Ovarian aging is associated with fibrosis, a changing female hormone profile, and a decline in oocyte quality and quantity, resulting in sequelae such as cardiovascular disease, osteoporosis, and infertility. Even before menopause, there are significant age-related changes in hormone production and oocyte quality. Ovarian aging is a fibrotic process involving dramatic extracellular matrix remodeling, resulting in an increasingly rigid microenvironment. While it is known that ECM-derived signals regulate steroidogenesis, the causative relationship between matrix mechanics and function has not previously been demonstrated. Thus, in the studies proposed herein, I will test the hypothesis that mechanical changes in the follicle microenvironment cause a progressive decline in hormone production and egg quality in an aging mouse model. In preliminary studies, we have demonstrated that 3D-printed gelatin scaffolds ? which can be experimentally tuned to different rigidities? support ovarian follicle survival, growth, and function.
In Aim 1, I will experimentally manipulate the stiffness of the 3D printed gelatin scaffolds in order to define the effects of rigidity on follicle structure and function and oocyte quality. Specifically, I hypothesize that I can phenocopy older follicles (i.e. diminished hormone production and oocyte quality) by culturing follicles isolated from younger mice in more rigid scaffolds. Conversely, I will perform a rescue experiment with follicles from older animals cultured in a softer scaffold.
In Aim 2, proposed experiments will test a possible mechanism of follicle mechanotransduction. In many cell types, Rho/ROCK signaling is responsible for converting mechanical cues into biological response. Moreover, in preliminary studies, we demonstrate that Rho, phospho-Rho, and ROCK are present in discrete follicles in the murine ovary, indicating that Rho signaling is an available molecular mechanism for follicle mechanotransduction. I will assay Rho/ROCK signaling in reproductively younger and older mouse cohorts. Additionally, I will test Rho/ROCK signaling in follicles cultured in 3D printed scaffolds of various rigidities and in the presence of pathway inhibitors. These studies will test my overarching hypothesis that the mechanical properties of the ovarian matrix play a role in age-related ovarian dysfunction (decline in hormone production and egg quality), possibly via mechanosensitive Rho/ROCK signaling. Moreover, these mechanically-tunable 3D-printed scaffolds represent novel in vitro models of ovarian aging and provide a platform for drug discovery and development that may revolutionize the treatment of age-related female infertility.
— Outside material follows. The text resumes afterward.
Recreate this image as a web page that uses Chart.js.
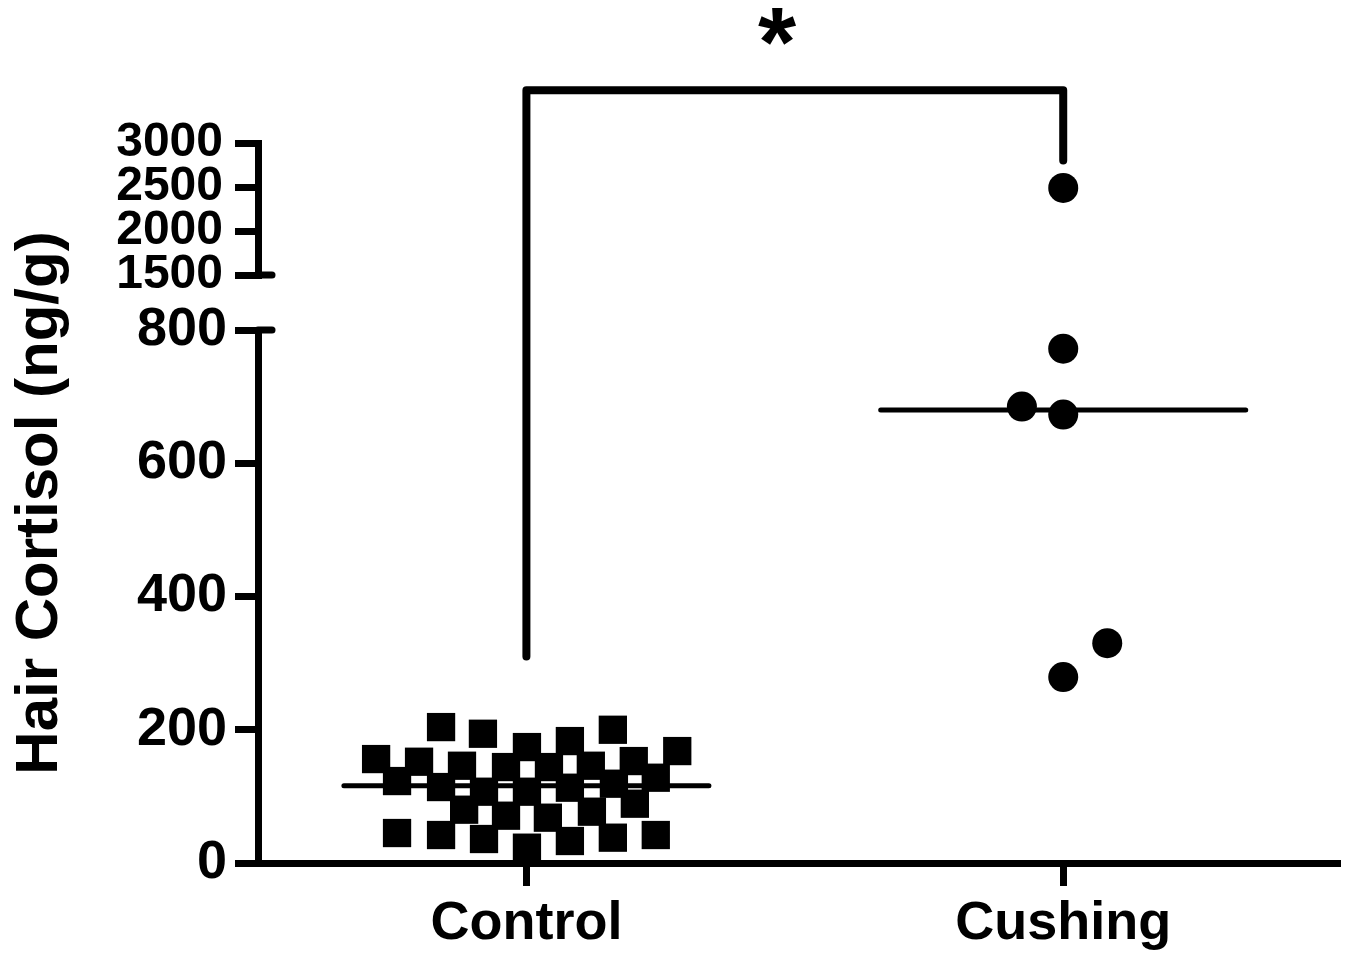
<!DOCTYPE html>
<html>
<head>
<meta charset="utf-8">
<style>
  html, body { margin: 0; padding: 0; background: #fff; }
</style>
<script src="https://cdn.jsdelivr.net/npm/chart.js@4.4.1/dist/chart.umd.min.js"></script>
</head>
<body>
<canvas id="myChart" width="1347" height="957"></canvas>
<script>
// data
const groups = ['Control', 'Cushing'];

const controlX = [0.841, 0.919, 1.161, 1.001, 1.081, 1.281,
                  0.720, 0.800, 0.880, 0.962, 1.042, 1.120, 1.200,
                  0.759, 0.841, 0.921, 1.001, 1.081, 1.163, 1.241,
                  0.884, 0.962, 1.040, 1.122, 1.202,
                  0.759, 0.841, 0.921, 1.001, 1.081, 1.161, 1.241];
const controlY = [204, 194, 200, 174, 183, 168,
                  156, 152, 146, 144, 144, 146, 153,
                  123, 114, 107, 107, 113, 119, 128,
                  80, 71, 68, 77, 89,
                  45, 42, 36, 23, 33, 38, 42];

const cushingX = [1.923, 2.0, 2.0, 2.082, 2.0];
const cushingY = [685, 772, 673, 330, 279];
const cushingHighX = [2.0];
const cushingHighY = [2490];

const medians = [116, 680];

const lowTicks = [0, 200, 400, 600, 800];
const highTicks = [1500, 2000, 2500, 3000];

// significance bracket: legs at the two groups, ends and top in axis units
const bracketX = [1, 2];
const bracketEnds = [310, 2800];
const bracketTop = 3600;
const starX = 1.467;

const FONT = '"Liberation Sans", Arial, sans-serif';
const medianHalf = 0.34;

function toPoints(xs, ys) {
    return xs.map((x, i) => ({ x: x, y: ys[i] }));
}

function medianLine(i) {
    const c = i + 1;
    return [{ x: c - medianHalf, y: medians[i] }, { x: c + medianHalf, y: medians[i] }];
}

const extras = {
    id: 'extras',
    afterDraw(chart) {
        const { ctx, chartArea, scales } = chart;
        const x = scales.x, yLow = scales.yLow, yHigh = scales.yHigh;
        ctx.save();
        ctx.strokeStyle = '#000';
        ctx.fillStyle = '#000';

        // bracket
        ctx.lineWidth = 8;
        ctx.lineJoin = 'round';
        ctx.lineCap = 'round';
        const xl = x.getPixelForValue(bracketX[0]);
        const xr = x.getPixelForValue(bracketX[1]);
        const yt = yHigh.getPixelForValue(bracketTop);
        ctx.beginPath();
        ctx.moveTo(xl, yLow.getPixelForValue(bracketEnds[0]));
        ctx.lineTo(xl, yt);
        ctx.lineTo(xr, yt);
        ctx.lineTo(xr, yHigh.getPixelForValue(bracketEnds[1]));
        ctx.stroke();

        ctx.font = 'bold 98px ' + FONT;
        ctx.textAlign = 'center';
        ctx.textBaseline = 'alphabetic';
        ctx.fillText('*', x.getPixelForValue(starX), yt - 14);

        // axis break marks
        ctx.lineWidth = 7;
        ctx.lineCap = 'round';
        const ax = chartArea.left;
        [yHigh.getPixelForValue(highTicks[0]), yLow.getPixelForValue(lowTicks[lowTicks.length - 1])].forEach(py => {
            ctx.beginPath();
            ctx.moveTo(ax, py);
            ctx.lineTo(ax + 14, py);
            ctx.stroke();
        });

        // y axis title
        ctx.translate(57, (chartArea.top + chartArea.bottom) / 2);
        ctx.rotate(-Math.PI / 2);
        ctx.font = 'bold 60px ' + FONT;
        ctx.textAlign = 'center';
        ctx.textBaseline = 'alphabetic';
        ctx.fillText('Hair Cortisol (ng/g)', 0, 0);
        ctx.restore();
    }
};

const axisGrid = {
    drawOnChartArea: false,
    color: '#000',
    lineWidth: 7,
    tickLength: 23
};

const ctx = document.getElementById('myChart').getContext('2d');

new Chart(ctx, {
    type: 'scatter',
    data: {
        datasets: [
            {
                label: 'Control',
                data: toPoints(controlX, controlY),
                yAxisID: 'yLow',
                pointStyle: 'rect',
                pointRadius: 20,
                backgroundColor: '#000',
                borderWidth: 0,
                clip: false
            },
            {
                label: 'Cushing',
                data: toPoints(cushingX, cushingY),
                yAxisID: 'yLow',
                pointStyle: 'circle',
                pointRadius: 15,
                backgroundColor: '#000',
                borderWidth: 0,
                clip: false
            },
            {
                label: 'Cushing high',
                data: toPoints(cushingHighX, cushingHighY),
                yAxisID: 'yHigh',
                pointStyle: 'circle',
                pointRadius: 15,
                backgroundColor: '#000',
                borderWidth: 0,
                clip: false
            },
            {
                label: 'Control median',
                data: medianLine(0),
                yAxisID: 'yLow',
                showLine: true,
                pointRadius: 0,
                borderColor: '#000',
                borderWidth: 5,
                borderCapStyle: 'round'
            },
            {
                label: 'Cushing median',
                data: medianLine(1),
                yAxisID: 'yLow',
                showLine: true,
                pointRadius: 0,
                borderColor: '#000',
                borderWidth: 5,
                borderCapStyle: 'round'
            }
        ]
    },
    options: {
        responsive: false,
        animation: false,
        events: [],
        layout: {
            autoPadding: false,
            padding: { top: 143, right: 10, bottom: 0, left: 0 }
        },
        plugins: {
            legend: { display: false },
            tooltip: { enabled: false }
        },
        scales: {
            x: {
                type: 'linear',
                position: 'bottom',
                min: 0.5,
                max: 2.51,
                afterBuildTicks: s => { s.ticks = groups.map((g, i) => ({ value: i + 1 })); },
                afterFit: s => { s.height = 94; },
                ticks: {
                    color: '#000',
                    padding: 6,
                    autoSkip: false,
                    font: { family: FONT, size: 54, weight: 'bold' },
                    callback: v => groups[v - 1]
                },
                grid: axisGrid,
                border: { color: '#000', width: 7 }
            },
            yHigh: {
                type: 'linear',
                position: 'left',
                stack: 'y',
                stackWeight: 132,
                weight: 3,
                min: 1500,
                max: 3000,
                afterBuildTicks: s => { s.ticks = highTicks.map(v => ({ value: v })); },
                afterFit: s => { s.width = 258; },
                ticks: {
                    color: '#000',
                    padding: 12,
                    autoSkip: false,
                    font: { family: FONT, size: 48, weight: 'bold' },
                    callback: v => String(v)
                },
                grid: axisGrid,
                border: { color: '#000', width: 7 }
            },
            yGap: {
                type: 'linear',
                position: 'left',
                stack: 'y',
                stackWeight: 55,
                weight: 2,
                min: 0,
                max: 1,
                display: false,
                afterFit: s => { s.width = 258; }
            },
            yLow: {
                type: 'linear',
                position: 'left',
                stack: 'y',
                stackWeight: 533,
                weight: 1,
                min: 0,
                max: 800,
                afterBuildTicks: s => { s.ticks = lowTicks.map(v => ({ value: v })); },
                afterFit: s => { s.width = 258; },
                ticks: {
                    color: '#000',
                    padding: 8,
                    autoSkip: false,
                    font: { family: FONT, size: 54, weight: 'bold' },
                    callback: v => String(v)
                },
                grid: axisGrid,
                border: { color: '#000', width: 7 }
            }
        }
    },
    plugins: [extras]
});
</script>
</body>
</html>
Changes in ovarian hormones and egg quality play an important role in women's health as they age, increasing the risk for cardiovascular disease, osteoporosis, and infertility. The goal of this project is to understand how age-related ovarian fibrosis alters hormone production and egg quality in aging premenopausal women. By understanding the consequences of ovarian fibrosis, we can improve the diagnosis and treatment of ovarian dysfunction in aging premenopausal women.